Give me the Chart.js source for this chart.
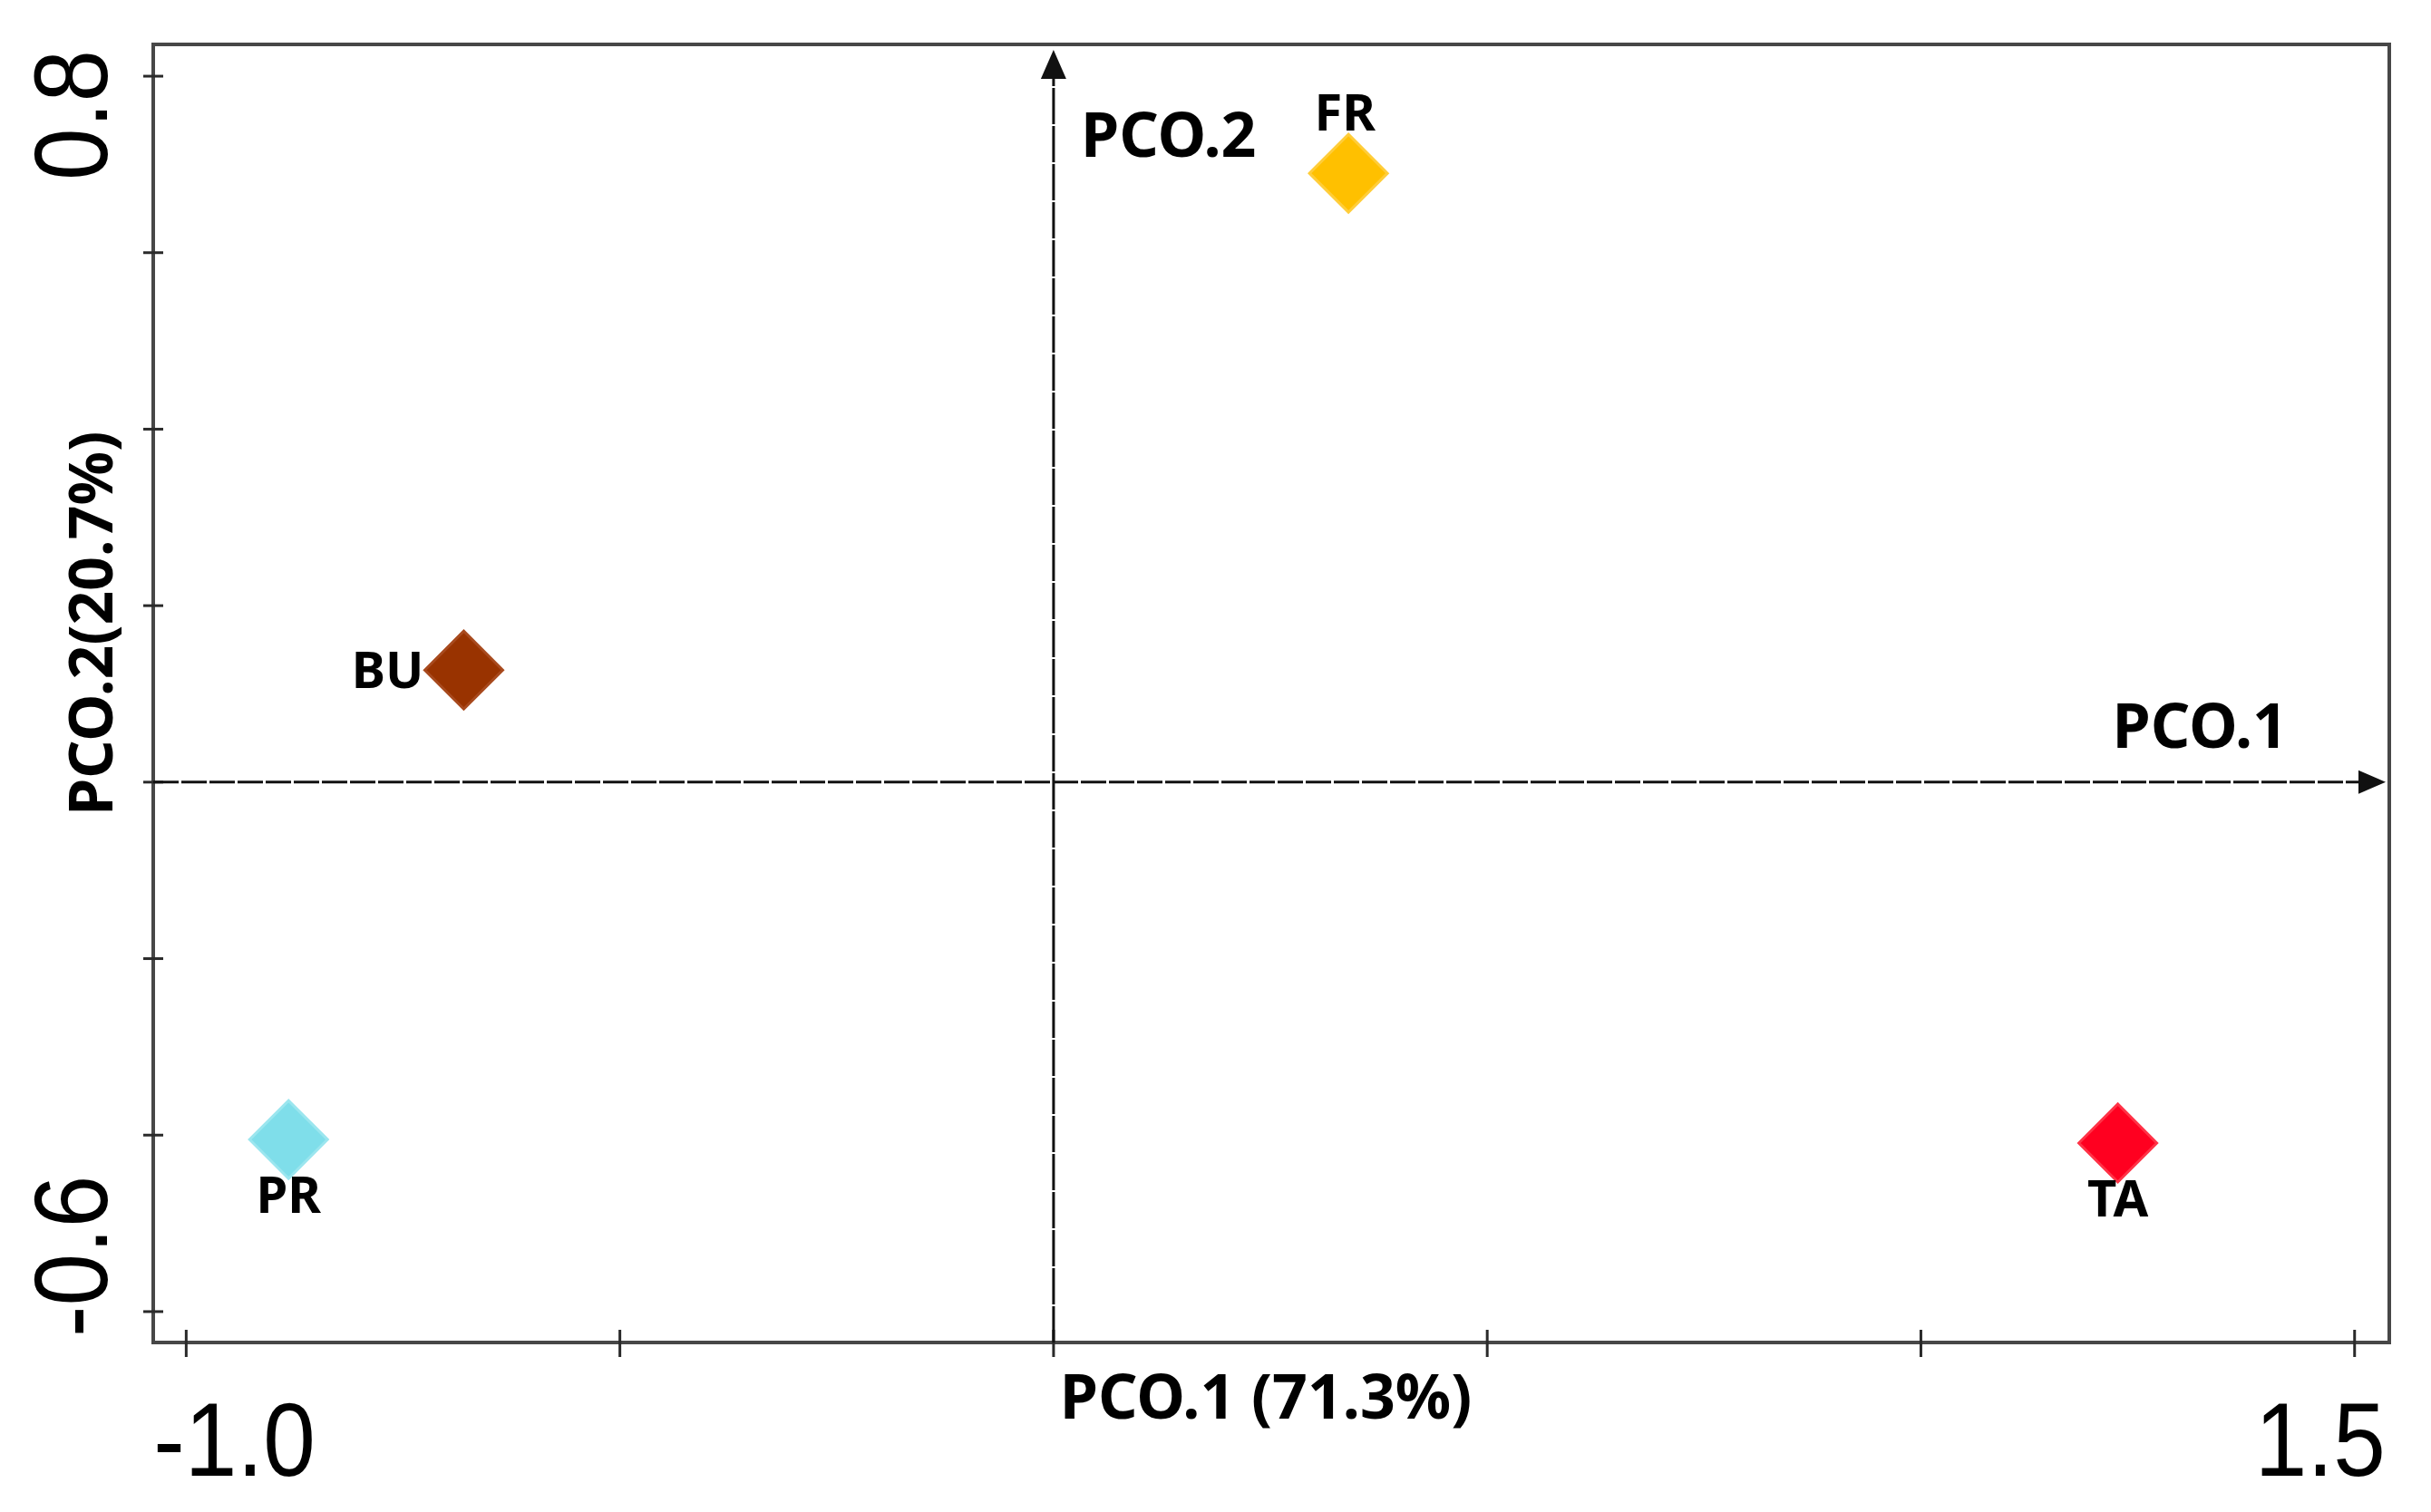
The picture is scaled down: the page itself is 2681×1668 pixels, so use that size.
<!DOCTYPE html>
<html>
<head>
<meta charset="utf-8">
<script src="https://cdn.jsdelivr.net/npm/chart.js@4.4.1/dist/chart.umd.min.js"></script>
<style>
  html, body { margin: 0; padding: 0; background: #fff; }
  #wrap { width: 2681px; height: 1668px; }
</style>
</head>
<body>
<div id="wrap"><canvas id="grafico" width="2681" height="1668"></canvas></div>
<script>
// PCoA scores per site
const sites = ["FR", "BU", "PR", "TA"];
const pco1 = [0.34, -0.68, -0.882, 1.227];
const pco2 = [0.69, 0.127, -0.405, -0.409];
const siteColors = ["#FFC000", "#993300", "#7FDEEA", "#FF0020"];
const siteEdges = ["#FFCD3A", "#A84A1E", "#9BE6EF", "#FF3347"];

const xTicks = [-1.0, -0.5, 0, 0.5, 1.0, 1.5];
const xTickLabels = ["-1.0", "", "", "", "", "1.5"];
const yTicks = [-0.6, -0.4, -0.2, 0, 0.2, 0.4, 0.6, 0.8];
const yTickLabels = ["-0.6", "", "", "", "", "", "", "0.8"];

const xTitle = "PCO.1 (71.3%)";
const yTitle = "PCO.2(20.7%)";
const xAxisName = "PCO.1";
const yAxisName = "PCO.2";

const ctx = document.getElementById("grafico").getContext("2d");

function seg(c, x1, y1, x2, y2) {
  c.beginPath();
  c.moveTo(x1, y1);
  c.lineTo(x2, y2);
  c.stroke();
}

function tri(c, pts) {
  c.beginPath();
  c.moveTo(pts[0], pts[1]);
  c.lineTo(pts[2], pts[3]);
  c.lineTo(pts[4], pts[5]);
  c.closePath();
  c.fill();
}

const pcoaPlugin = {
  id: "pcoa",
  beforeDatasetsDraw(chart) {
    const { ctx: c, chartArea: a, scales: { x, y } } = chart;
    const x0 = x.getPixelForValue(0);
    const y0 = y.getPixelForValue(0);
    c.save();

    // frame
    c.strokeStyle = "#474747";
    c.lineWidth = 4;
    c.strokeRect(a.left, a.top, a.right - a.left, a.bottom - a.top);

    // tick marks crossing the frame
    c.strokeStyle = "#2a2a2a";
    c.lineWidth = 3;
    xTicks.forEach(v => {
      const px = x.getPixelForValue(v);
      seg(c, px, a.bottom - 14, px, a.bottom + 16);
    });
    yTicks.forEach(v => {
      const py = y.getPixelForValue(v);
      seg(c, a.left - 11, py, a.left + 11, py);
    });

    // zero axes with arrows
    c.strokeStyle = "#111";
    c.fillStyle = "#111";
    c.lineWidth = 3;
    c.setLineDash([28, 3]);
    seg(c, a.left, y0, a.right - 30, y0);
    c.setLineDash([40, 2]);
    seg(c, x0, a.bottom, x0, a.top + 36);
    c.setLineDash([]);
    const tipX = a.right - 4;
    tri(c, [tipX, y0, tipX - 30, y0 - 13, tipX - 30, y0 + 13]);
    const tipY = a.top + 6;
    tri(c, [x0, tipY, x0 - 14, tipY + 32, x0 + 14, tipY + 32]);

    c.restore();
  },
  afterDatasetsDraw(chart, args, opts) {
    const { ctx: c, chartArea: a, scales: { x, y } } = chart;
    const x0 = x.getPixelForValue(0);
    const y0 = y.getPixelForValue(0);
    c.save();
    c.fillStyle = "#000";

    // tick labels (first/last pushed outward, like the original)
    c.font = '115px "Liberation Sans", Arial, sans-serif';
    c.textBaseline = "alphabetic";
    xTicks.forEach((v, i) => {
      const lab = xTickLabels[i];
      if (!lab) return;
      let px = x.getPixelForValue(v);
      let align = "center";
      if (i === 0) { align = "left"; px -= 36; }
      if (i === xTicks.length - 1) { align = "right"; px += 34; }
      c.save();
      c.translate(px, a.bottom + 147);
      c.scale(0.9, 1);
      c.textAlign = align;
      c.fillText(lab, 0, 0);
      c.restore();
    });
    yTicks.forEach((v, i) => {
      const lab = yTickLabels[i];
      if (!lab) return;
      let py = y.getPixelForValue(v);
      let align = "center";
      if (i === 0) { align = "left"; py += 28; }
      if (i === yTicks.length - 1) { align = "right"; py -= 29; }
      c.save();
      c.translate(a.left - 51, py);
      c.rotate(-Math.PI / 2);
      c.scale(0.9, 1);
      c.textAlign = align;
      c.fillText(lab, 0, 0);
      c.restore();
    });

    // axis titles
    c.font = 'bold 68px "Noto Sans", sans-serif';
    c.textAlign = "center";
    c.fillText(xTitle, (a.left + a.right) / 2 - 6, a.bottom + 84);
    c.font = 'bold 66px "Noto Sans", sans-serif';
    c.save();
    c.translate(124, a.top + 0.446 * (a.bottom - a.top));
    c.rotate(-Math.PI / 2);
    c.fillText(yTitle, 0, 0);
    c.restore();

    // names on the zero axes
    c.font = 'bold 68px "Noto Sans", sans-serif';
    c.textAlign = "left";
    c.fillText(yAxisName, x0 + 30, a.top + 124);
    c.textAlign = "right";
    c.fillText(xAxisName, a.right - 112, y0 - 38);

    // site labels
    c.font = 'bold 56px "Noto Sans", sans-serif';
    const meta = chart.getDatasetMeta(0);
    meta.data.forEach((pt, i) => {
      const where = opts.placement[sites[i]];
      if (where === "top") {
        c.textAlign = "center";
        c.fillText(sites[i], pt.x - 4, pt.y - 47);
      } else if (where === "left") {
        c.textAlign = "right";
        c.fillText(sites[i], pt.x - 44, pt.y + 20);
      } else {
        c.textAlign = "center";
        c.fillText(sites[i], pt.x, pt.y + 81);
      }
    });
    c.restore();
  }
};

new Chart(ctx, {
  type: "scatter",
  data: {
    datasets: [{
      label: "sites",
      data: sites.map((s, i) => ({ x: pco1[i], y: pco2[i] })),
      backgroundColor: siteColors,
      borderColor: siteEdges,
      borderWidth: 3,
      pointStyle: "rectRot",
      pointRadius: 43,
      pointHoverRadius: 43
    }]
  },
  options: {
    responsive: false,
    devicePixelRatio: 1,
    animation: false,
    layout: { padding: { left: 0, top: 49, right: 45, bottom: 0 } },
    plugins: {
      legend: { display: false },
      tooltip: { enabled: false },
      pcoa: { placement: { FR: "top", BU: "left", PR: "bottom", TA: "bottom" } }
    },
    scales: {
      x: {
        type: "linear",
        min: -1.038,
        max: 1.54,
        grid: { display: false },
        border: { display: false },
        ticks: { display: false },
        afterFit: (s) => { s.height = 187; }
      },
      y: {
        type: "linear",
        min: -0.635,
        max: 0.836,
        grid: { display: false },
        border: { display: false },
        ticks: { display: false },
        afterFit: (s) => { s.width = 169; }
      }
    }
  },
  plugins: [pcoaPlugin]
});
</script>
</body>
</html>
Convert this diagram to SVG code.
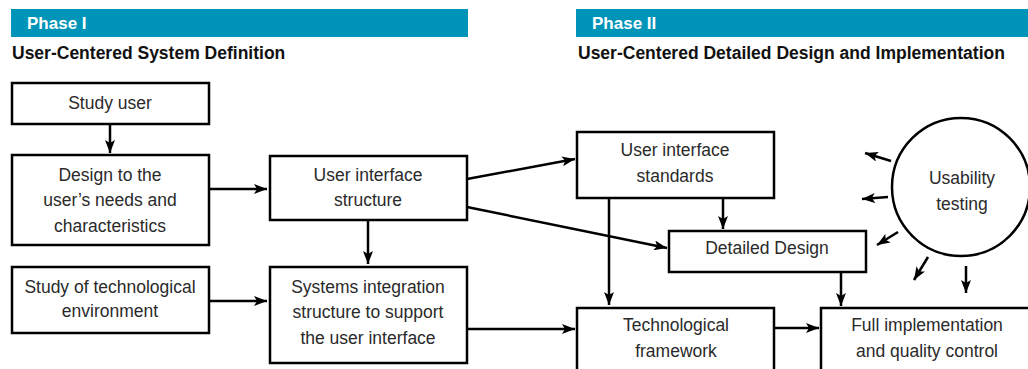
<svg xmlns="http://www.w3.org/2000/svg" width="1028" height="369" viewBox="0 0 1028 369">
  <style>
    .bar { fill: #0094b8; }
    .phase { font-family: "Liberation Sans", Arial, sans-serif; font-weight: bold; font-size: 17px; fill: #ffffff; }
    .sub { font-family: "Liberation Sans", Arial, sans-serif; font-weight: bold; font-size: 17.5px; fill: #111111; }
    .box { fill: #ffffff; stroke: #000000; stroke-width: 2.5; }
    .lbl { font-family: "Liberation Sans", Arial, sans-serif; font-size: 17.5px; fill: #2a2a2a; text-anchor: middle; }
    .conn { fill: none; stroke: #000000; stroke-width: 2.5; marker-end: url(#arrow); }
  </style>
  <defs>
    <marker id="arrow" markerUnits="userSpaceOnUse" markerWidth="15" markerHeight="10" refX="13" refY="5" orient="auto">
      <path d="M0,0 L13,5 L0,10 L3,5 Z" fill="#000000"/>
    </marker>
  </defs>

  <!-- phase headers -->
  <g id="phase1">
    <rect class="bar" x="11" y="9" width="457" height="28"/>
    <text class="phase" x="27" y="29">Phase I</text>
    <text class="sub" x="12" y="59">User-Centered System Definition</text>
  </g>
  <g id="phase2">
    <rect class="bar" x="576" y="9" width="452" height="28"/>
    <text class="phase" x="592" y="29">Phase II</text>
    <text class="sub" x="578" y="59">User-Centered Detailed Design and Implementation</text>
  </g>

  <!-- connectors -->
  <g id="connectors">
    <path class="conn" d="M110,124 V153"/>
    <path class="conn" d="M209,189 H267"/>
    <path class="conn" d="M368,220 V264"/>
    <path class="conn" d="M209,301 H267"/>
    <path class="conn" d="M467,179 L575,159"/>
    <path class="conn" d="M467,207 L667,248"/>
    <path class="conn" d="M723,198 V229"/>
    <path class="conn" d="M609,198 V305"/>
    <path class="conn" d="M467,329 H575"/>
    <path class="conn" d="M774,328 H819"/>
    <path class="conn" d="M841,272 V306"/>
    <!-- feedback from usability testing -->
    <path class="conn" d="M891,161 L865,153"/>
    <path class="conn" d="M888,197 L862,199"/>
    <path class="conn" d="M898,232 L877,245"/>
    <path class="conn" d="M928,257 L914,280"/>
    <path class="conn" d="M966,266 V293"/>
  </g>

  <!-- phase I nodes -->
  <g id="study-user">
    <rect class="box" x="12" y="83" width="197" height="41"/>
    <text class="lbl" x="110" y="109">Study user</text>
  </g>
  <g id="design-needs">
    <rect class="box" x="12" y="155" width="197" height="90"/>
    <text class="lbl" x="110" y="181">Design to the</text>
    <text class="lbl" x="110" y="206">user’s needs and</text>
    <text class="lbl" x="110" y="232">characteristics</text>
  </g>
  <g id="ui-structure">
    <rect class="box" x="270" y="156" width="197" height="64"/>
    <text class="lbl" x="368" y="181">User interface</text>
    <text class="lbl" x="368" y="206">structure</text>
  </g>
  <g id="study-tech">
    <rect class="box" x="12" y="267" width="197" height="66"/>
    <text class="lbl" x="110" y="293">Study of technological</text>
    <text class="lbl" x="110" y="317">environment</text>
  </g>
  <g id="systems-integration">
    <rect class="box" x="270" y="267" width="197" height="96"/>
    <text class="lbl" x="368" y="293">Systems integration</text>
    <text class="lbl" x="368" y="318">structure to support</text>
    <text class="lbl" x="368" y="344">the user interface</text>
  </g>

  <!-- phase II nodes -->
  <g id="ui-standards">
    <rect class="box" x="577" y="132" width="197" height="66"/>
    <text class="lbl" x="675" y="156">User interface</text>
    <text class="lbl" x="675" y="182">standards</text>
  </g>
  <g id="detailed-design">
    <rect class="box" x="669" y="231" width="197" height="41"/>
    <text class="lbl" x="767" y="254">Detailed Design</text>
  </g>
  <g id="tech-framework">
    <rect class="box" x="577" y="308" width="197" height="80"/>
    <text class="lbl" x="676" y="331">Technological</text>
    <text class="lbl" x="676" y="357">framework</text>
  </g>
  <g id="full-implementation">
    <rect class="box" x="821" y="308" width="220" height="80"/>
    <text class="lbl" x="927" y="331">Full implementation</text>
    <text class="lbl" x="927" y="357">and quality control</text>
  </g>
  <g id="usability-testing">
    <circle class="box" cx="961" cy="187" r="69"/>
    <text class="lbl" x="962" y="184">Usability</text>
    <text class="lbl" x="962" y="210">testing</text>
  </g>
</svg>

************

From the data above, copy out every line with the string "this" in it.

Give me the Chart.js source for this chart.
Convert this diagram to SVG code.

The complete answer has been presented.